Unemployment of previously productive labor is already rising dramatically, and as bankruptcies increase, the rise in the unemployment numbers will continue. Let us therefore assume that compared with last year the production of goods and services and consumer demand for them will decline by at least 25 percent. Note that we avoid using money totals, since they are meaningless; it is the exchange of labor being converted into physical products and services that matters.

Into this situation are injected enormous quantities of money, none of which defeats the constraints on true supply of goods, nor on overall demand in a high-unemployment economy. Put in a more familiar way, we will have too much money chasing not enough goods. There is only one outcome, other things being equal; the purchasing power of the dollar in terms of consumer goods will be driven significantly lower. But central bank analysis rules this out, associating too much money chasing too few goods with only an expanding, overstimulated economy.

This explains stagflation, the situation where an economy stagnating in overall demand is accompanied by rising prices. Nor are other things ever equal, the condition for the paragraph above. The early receivers of inflated money will spend it, driving up the prices of the goods and services they acquire before the prices of other goods and services are affected. These early receivers include the federal government, which in an election year is doubly unlikely to hold back. Distribution of state money will increasingly be in the form of welfare to the unemployed, skewing spending toward life’s essentials. Inevitably, in an economy with subdued activity not responding quickly enough to produce the volumes of products desired, prices, mainly of essential items, will increase sharply.

Almost certainly, a broad index of prices will not capture this secular effect until too late. The CPI (Consumer Price Index) includes a majority of items which are only occasionally bought by individuals. Poor demand for nonessentials where there is now an oversupply puts downward pressure on their prices even in an inflationary environment. It is therefore possible for the CPI to record little or no price inflation as an average when food and energy prices are rising strongly, particularly when statistical methods designed to show little or no increase in price inflation are additionally taken into account.

Consequently, central banks are already being badly misled by the CPI’s statistical method.
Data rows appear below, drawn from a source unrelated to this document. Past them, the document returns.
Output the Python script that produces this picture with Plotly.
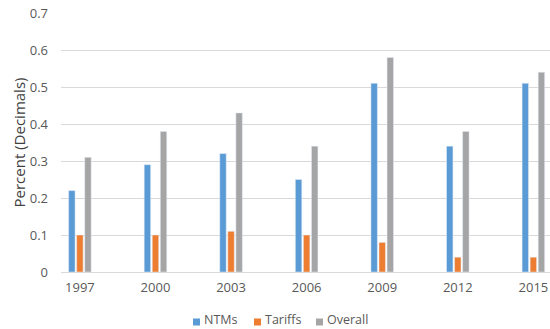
import plotly.graph_objects as go

years = ["1997", "2000", "2003", "2006", "2009", "2012", "2015"]
ntms = [0.22, 0.29, 0.32, 0.25, 0.51, 0.34, 0.51]
tariffs = [0.10, 0.10, 0.11, 0.10, 0.08, 0.04, 0.04]
overall = [0.31, 0.38, 0.43, 0.34, 0.58, 0.38, 0.54]
yticks = [0, 0.1, 0.2, 0.3, 0.4, 0.5, 0.6, 0.7]
ytick_text = ["0", "0.1", "0.2", "0.3", "0.4", "0.5", "0.6", "0.7"]
series_names = ["NTMs", "Tariffs", "Overall"]
series_colors = ["#5B9BD5", "#ED7D31", "#A5A5A5"]

FONT = "Open Sans"
GRAY = "#595959"
W, H = 550, 329
ML, MR, MT, MB = 61, 0, 13, 57

fig = go.Figure()
for name, vals, col in zip(series_names, [ntms, tariffs, overall], series_colors):
    fig.add_trace(go.Bar(name=name, x=years, y=vals, marker_color=col))

# custom legend (squares + text) positioned in pixels converted to paper coords
pw = W - ML - MR
ph = H - MT - MB
def px_x(px):
    return (px - ML) / pw
def px_y(py):
    return (H - MB - py) / ph

leg_sq_left = [193, 254, 316]
leg_cy = 322
sq = 7
for left, name, col in zip(leg_sq_left, series_names, series_colors):
    fig.add_shape(type="rect", xref="paper", yref="paper",
                  x0=px_x(left), x1=px_x(left + sq),
                  y0=px_y(leg_cy + sq / 2), y1=px_y(leg_cy - sq / 2),
                  fillcolor=col, line=dict(width=0))
    fig.add_annotation(xref="paper", yref="paper", x=px_x(left + sq + 3), y=px_y(H - 0.5),
                       xanchor="left", yanchor="bottom", text=name, showarrow=False,
                       borderpad=0, font=dict(family=FONT, size=12.5, color=GRAY))

fig.update_layout(
    width=W, height=H,
    margin=dict(l=ML, r=MR, t=MT, b=MB),
    paper_bgcolor="white", plot_bgcolor="white",
    barmode="group", bargap=0.68, bargroupgap=0.2,
    font=dict(family=FONT, size=13, color=GRAY),
    showlegend=False,
)
fig.update_xaxes(
    type="category", range=[-0.25, 6.22], showgrid=False, showline=False,
    zeroline=False, ticks="", tickfont=dict(size=13, color=GRAY),
    ticklabelstandoff=6,
)
fig.update_yaxes(
    range=[0, 0.7], tickvals=yticks, ticktext=ytick_text,
    showgrid=True, gridcolor="#D9D9D9", gridwidth=1,
    zeroline=True, zerolinecolor="#D9D9D9", zerolinewidth=1,
    showline=False, ticks="", tickfont=dict(size=13, color=GRAY),
    ticklabelstandoff=12,
    title=dict(text="Percent (Decimals)", font=dict(size=15, color="#404040"), standoff=0),
)

fig.write_html("out.html")
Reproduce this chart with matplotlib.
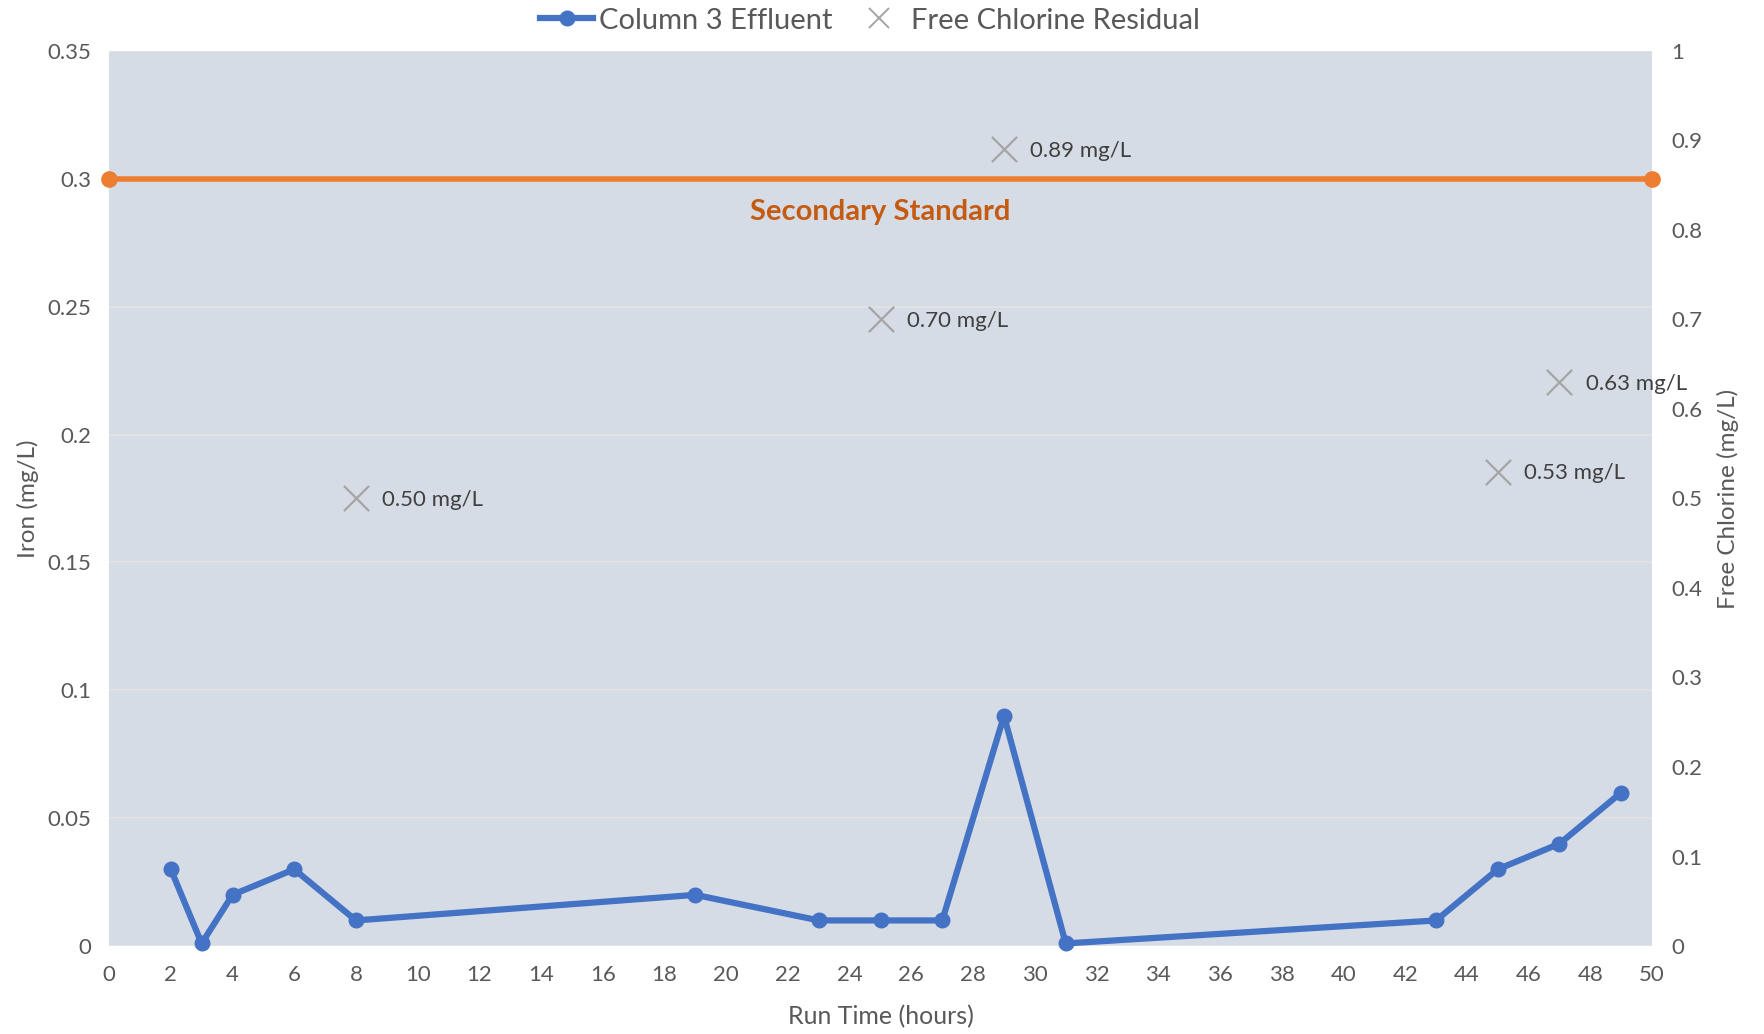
import matplotlib
matplotlib.use("Agg")
from matplotlib import pyplot as plt
from matplotlib.lines import Line2D

plt.rcParams['font.family'] = ['Lato', 'DejaVu Sans']

# Column 3 effluent iron
run_hours = [2, 3, 4, 6, 8, 19, 23, 25, 27, 29, 31, 43, 45, 47, 49]
iron = [0.03, 0.001, 0.02, 0.03, 0.01, 0.02, 0.01, 0.01, 0.01, 0.09,
        0.001, 0.01, 0.03, 0.04, 0.06]

# Free chlorine residual grab samples
cl_hours = [8, 25, 29, 45, 47]
chlorine = [0.50, 0.70, 0.89, 0.53, 0.63]

# Secondary standard for iron
std_hours = [0, 50]
std_iron = [0.3, 0.3]

x_ticks = list(range(0, 51, 2))
iron_ticks = [0, 0.05, 0.1, 0.15, 0.2, 0.25, 0.3, 0.35]
iron_labels = ['0', '0.05', '0.1', '0.15', '0.2', '0.25', '0.3', '0.35']
cl_ticks = [i / 10 for i in range(11)]
cl_labels = ['0'] + ['0.%d' % i for i in range(1, 10)] + ['1']

BLUE = '#4472C4'
ORANGE = '#ED7D31'
DARK_ORANGE = '#C55A11'
GRAY = '#A5A5A5'
TEXT = '#595959'
BG = '#D6DCE5'

fig = plt.figure(figsize=(17.65, 10.34), dpi=100)
ax = fig.add_axes([0.0618, 0.0851, 0.8742, 0.8656])
ax.set_facecolor(BG)
ax2 = ax.twinx()
ax2.patch.set_visible(False)

ax.set_xlim(0, 50)
ax.set_ylim(0, 0.35)
ax2.set_ylim(0, 1)

ax.set_xticks(x_ticks)
ax.set_yticks(iron_ticks)
ax.set_yticklabels(iron_labels)
ax2.set_yticks(cl_ticks)
ax2.set_yticklabels(cl_labels)

for a in (ax, ax2):
    for s in a.spines.values():
        s.set_visible(False)
    a.tick_params(length=0, labelsize=16, labelcolor=TEXT)
ax.tick_params(axis='x', pad=14)
ax.tick_params(axis='y', pad=13)
ax2.tick_params(axis='y', pad=14)

ax.grid(True, axis='y', color='#E3E3E3', linewidth=1.2)
ax.set_axisbelow(True)

ax.plot(std_hours, std_iron, color=ORANGE, linewidth=4, marker='o',
        markersize=11, clip_on=False, zorder=3)
ax.annotate('Secondary Standard', xy=(25, 0.3), xytext=(0, -24),
            textcoords='offset points', ha='center', va='center',
            fontsize=21, fontweight='bold', color=DARK_ORANGE)

ax.plot(run_hours, iron, color=BLUE, linewidth=4.5, marker='o',
        markersize=10.5, clip_on=False, zorder=4)

ax2.scatter(cl_hours, chlorine, marker='x', s=330, color=GRAY,
            linewidths=1.6, zorder=4)
for h, c in zip(cl_hours, chlorine):
    ax2.annotate('%.2f mg/L' % c, xy=(h, c), xytext=(19, -1),
                 textcoords='offset points', ha='left', va='center',
                 fontsize=16, color='#404040')

ax.set_xlabel('Run Time (hours)', fontsize=18, color=TEXT, labelpad=14)
ax.set_ylabel('Iron (mg/L)', fontsize=17.5, color=TEXT, labelpad=6)
ax2.set_ylabel('Free Chlorine (mg/L)', fontsize=17.5, color=TEXT, labelpad=10)

handles = [
    Line2D([], [], color=BLUE, linewidth=4.5, marker='o', markersize=10.5),
    Line2D([], [], color=GRAY, linestyle='none', marker='x',
           markersize=15, markeredgewidth=1.4),
]
fig.legend(handles, ['Column 3 Effluent', 'Free Chlorine Residual'],
           loc='center', bbox_to_anchor=(0.493, 0.98), ncol=2,
           frameon=False, fontsize=21, labelcolor=TEXT, handlelength=1.8,
           handletextpad=0.2, columnspacing=0.7)

fig.savefig('out.png', dpi=100)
And when prices for essentials are soaring, they will continue to increase the quantity of money in circulation, distracted by that 2 percent increase in the CPI target. By the time it creeps up above that rate it will be too late, much monetary water having already flowed under the bridge.

The politicians will likely dismiss rising prices for food and fuel as the result of profiteering—they always do and then contemplate introducing price controls, making this outcome even worse.